Minnesota: Although Minnesota continues to be mentioned as a bubble team, it's hard to see how the Gophers could earn an NCAA tournament bid the way they've played the past month. After losing at home to Michigan on Saturday, the Gophers (17-11 overall, 6-10 in the Big Ten) now have dropped seven of their past eight games.
Offense in the Temple-George Washington game: Temple missed 16 of its first 18 shots and scored eight points in the first 10 minutes of its game with George Washington. The Owls still won 57-41 by limiting George Washington to two points over the final 11:22 of the game.
Georgia Tech coach Paul Hewitt's job security: Georgia Tech remained winless on the road after falling 79-74 at North Carolina State for its eighth consecutive conference loss. Georgia Tech reached the second round of the NCAA tournament last season, but the Yellow Jackets' growing loss total and shrinking home crowds could seal Hewitt's fate.
Duke G Seth Curry's disappointing evening: Curry, the son of former Virginia Tech star Dell Curry, undoubtedly wanted to have a huge game Saturday while playing on the campus where his father produced so many memorable moments. But it wasn't to be. With his father - whose jersey has been retired by Virginia Tech - watching from the stands, Curry went scoreless and fouled out after committing a turnover in the closing seconds of a 64-60 loss to Duke.

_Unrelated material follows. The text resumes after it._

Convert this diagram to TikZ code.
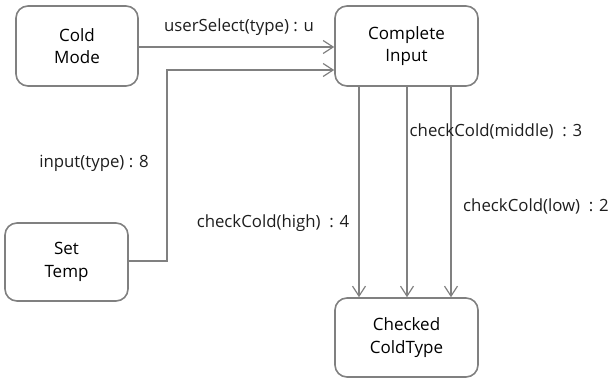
\documentclass[tikz,border=0pt]{standalone}
\usepackage{fontspec}
\setmainfont{Open Sans}
\usetikzlibrary{arrows.meta,positioning}
\definecolor{edgegray}{RGB}{128,128,128}
\definecolor{labelink}{RGB}{30,30,30}
\tikzset{
  statebox/.style={draw=edgegray, line width=1.6pt, rounded corners=12pt,
    fill=white, align=center, inner sep=0pt, font=\fontsize{17}{22.5}\selectfont},
  flow/.style={draw=edgegray, line width=1.2pt,
    -{Straight Barb[length=10pt,width=13pt,line width=1.2pt]}},
  edgelabel/.style={text=labelink, inner sep=0pt, font=\fontsize{16.8}{20}\selectfont}
}
\begin{document}
\begin{tikzpicture}[x=1pt,y=-1pt]
  \useasboundingbox (0,0) rectangle (611,378);

  % states
  \node[statebox, minimum width=122pt, minimum height=80pt] (cold) at (77,46) {Cold\\Mode};
  \node[statebox, minimum width=143pt, minimum height=80pt] (complete) at (406.5,46) {Complete\\Input};
  \node[statebox, minimum width=123pt, minimum height=78pt] (settemp) at (66.5,262) {Set\\Temp};
  \node[statebox, minimum width=143pt, minimum height=79pt] (checked) at (406.5,337.5) {Checked\\ColdType};

  % bend point for the set-temp transition
  \coordinate (bend) at (167,70);

  % transitions
  \draw[flow] (cold.east |- 0,47) -- (complete.west |- 0,47);
  \draw[flow] (settemp.east |- 0,261) -| (bend) -- (complete.west |- bend);
  \draw[flow] (complete.south -| 359,0) -- (checked.north -| 359,0);
  \draw[flow] (complete.south -| 407,0) -- (checked.north -| 407,0);
  \draw[flow] (complete.south -| 451,0) -- (checked.north -| 451,0);

  % transition labels
  \node[edgelabel] (lsel) at (239,27) {userSelect(type) : u};
  \node[edgelabel] (linp) at (94,163) {input(type) : 8};
  \node[edgelabel] (lhigh) at (273,223) {checkCold(high)\ \ : 4};
  \node[edgelabel] (lmid) at (496,131) {checkCold(middle)\ \ : 3};
  \node[edgelabel] (llow) at (536,206) {checkCold(low)\ \ : 2};
\end{tikzpicture}
\end{document}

Tennessee at home: Tennessee has lost three of its past four home games and now is 10-7 at home this season. The Vols went 15-1 at home last season.
Colorado State: The Rams' fading NCAA tournament hopes may have vanished entirely Saturday as they fell 74-57 at Air Force for their third consecutive loss.
Southern Miss: The Golden Eagles quietly entered the weekend 40th in the RPI, but they hurt their NCAA tournament at-large hopes Saturday by falling 65-64 at UCF. Knights G A.J. Rompza hit just one basket - but it was the game-winning 3-pointer with 3.8 seconds left. Marcus Jordan, whose dad, Michael, was on hand, scored 20 points to lead UCF.